After that ruling, Archambault said from Washington that “whatever the final outcome in court I believe we have already established an important principle — that is tribes will be heard on important matters that affect our vital interests.”
In the meantime, out-of-town protesters continue to camp out near the pipeline work site, and local Episcopal leaders visit regularly. Mauai brought a big pot of hamburger macaroni soup to the camp on Aug. 19. With an estimated 2,000 people to feed, it was quickly consumed.
Standing Rock officials said this week that more than 80 tribes across the country have expressed support for the cause, a unifying moment that Mauai said is unlike any the tribes have seen in 140 years.
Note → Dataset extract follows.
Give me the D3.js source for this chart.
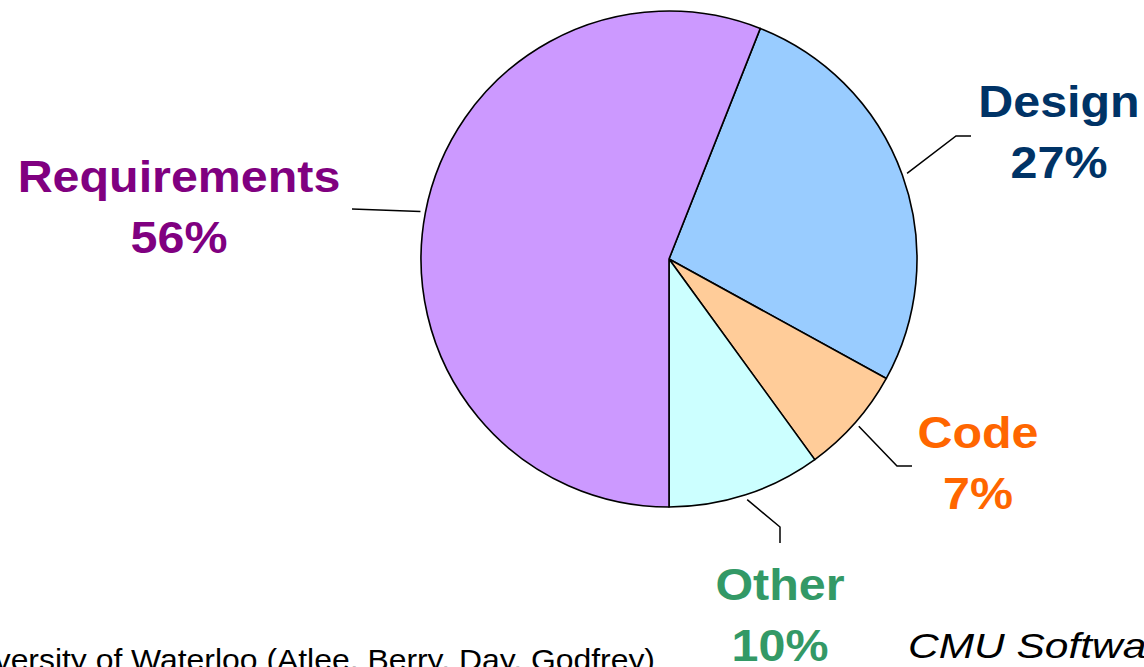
<!DOCTYPE html>
<html>
<head>
<meta charset="utf-8">
<script src="https://cdn.jsdelivr.net/npm/d3@7"></script>
<style>
  html, body { margin: 0; padding: 0; background: #fff; overflow: hidden; }
  svg { display: block; }
</style>
</head>
<body>
<svg id="chart" width="1144" height="667"></svg>
<script>
// Share of defects by origin phase
const categories = ["Design", "Code", "Other", "Requirements"];
const shares = [27, 7, 10, 56];
const pctLabels = ["27%", "7%", "10%", "56%"];

// Slice fills and label colours, per category
const fills = ["#99CCFF", "#FFCC99", "#CCFFFF", "#CC99FF"];
const labelColors = ["#003366", "#FF6600", "#339966", "#800080"];

// Label placement: text centre, first baseline, and leader-line path after the arc
const labelLayout = [
  { cx: 1059, y: 117, leader: [[956, 136], [971, 136]] },
  { cx: 978,  y: 448, leader: [[897, 466], [912, 466]] },
  { cx: 780,  y: 600, leader: [[780, 527], [780, 543]] },
  { cx: 179,  y: 192, leader: [[352, 209]] }
];

const svg = d3.select("#chart");
const cx = 669, cy = 259, radius = 248;

const start = 0.06 * 2 * Math.PI;
const pie = d3.pie().sort(null).value(d => d)
  .startAngle(start).endAngle(start + 2 * Math.PI);
const arcs = pie(shares);
const arc = d3.arc().innerRadius(0).outerRadius(radius);

const g = svg.append("g").attr("transform", `translate(${cx},${cy})`);

g.selectAll("path.slice")
  .data(arcs)
  .join("path")
  .attr("class", "slice")
  .attr("d", arc)
  .attr("fill", (d, i) => fills[i])
  .attr("stroke", "#000")
  .attr("stroke-width", 1.6)
  .attr("stroke-linejoin", "round");

// Leader lines from just outside each slice's mid-angle
const line = d3.line();
arcs.forEach((d, i) => {
  const mid = (d.startAngle + d.endAngle) / 2;
  const r0 = radius + 5;
  const p0 = [cx + r0 * Math.sin(mid), cy - r0 * Math.cos(mid)];
  svg.append("path")
    .attr("d", line([p0, ...labelLayout[i].leader]))
    .attr("fill", "none")
    .attr("stroke", "#000")
    .attr("stroke-width", 1.5);
});

// Category labels (name + percentage), bold and slightly widened
const labelFont = "'Liberation Sans', Arial, Helvetica, sans-serif";
categories.forEach((name, i) => {
  const L = labelLayout[i];
  const t = svg.append("g")
    .attr("transform", `translate(${L.cx},${L.y}) scale(1.1,1)`);
  t.append("text")
    .attr("text-anchor", "middle")
    .attr("font-family", labelFont)
    .attr("font-weight", "bold")
    .attr("font-size", 44)
    .attr("fill", labelColors[i])
    .text(name);
  t.append("text")
    .attr("y", 61)
    .attr("text-anchor", "middle")
    .attr("font-family", labelFont)
    .attr("font-weight", "bold")
    .attr("font-size", 44)
    .attr("fill", labelColors[i])
    .text(pctLabels[i]);
});

// Source credit lines at the bottom, running off the page edges
svg.append("g")
  .attr("transform", "translate(655,670) scale(1.1,1)")
  .append("text")
  .attr("text-anchor", "end")
  .attr("font-family", labelFont)
  .attr("font-size", 29)
  .attr("fill", "#000")
  .text("University of Waterloo (Atlee, Berry, Day, Godfrey)");

svg.append("g")
  .attr("transform", "translate(908,658) scale(1.18,1)")
  .append("text")
  .attr("font-family", labelFont)
  .attr("font-style", "italic")
  .attr("font-size", 36)
  .attr("fill", "#000")
  .text("CMU Software");
</script>
</body>
</html>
At stake is the water they drink, Mauai said, and he noted the importance of water to Christians, from biblical references to the use of water in baptism.

People protesting the Dakota Access Pipeline that would begin in North Dakota stand at sunset in the Camp of Sacred Stones near a sign reading “mni wiconi,” Lakota for “water is life.” Photo: Indigenous Environmental Network via Facebook
He also referenced a term in the Lakota language, “mni wiconi,” meaning “water is life.” That is what they are protecting, he said, and it’s not just Native Americans coming to support them.
“It’s everybody who has a stake in clean water,” he said.
– David Paulsen is a freelance writer based in Milwaukee, Wisconsin, and a member of Trinity Episcopal Church in Wauwatosa.
Editor’s note: This story was updated Aug. 25 at 4:00 EDT to add reference to a statement of support from the Anglican Church of Canada, to reflect the postponement of a hearing that had been scheduled for Aug. 25 and to add comments from the tribal chairman following the Aug. 24 hearing. A previous version of this article incorrectly stated that Brandon Mauai is a member of the Episcopal Church Executive Council. His term ended in 2015.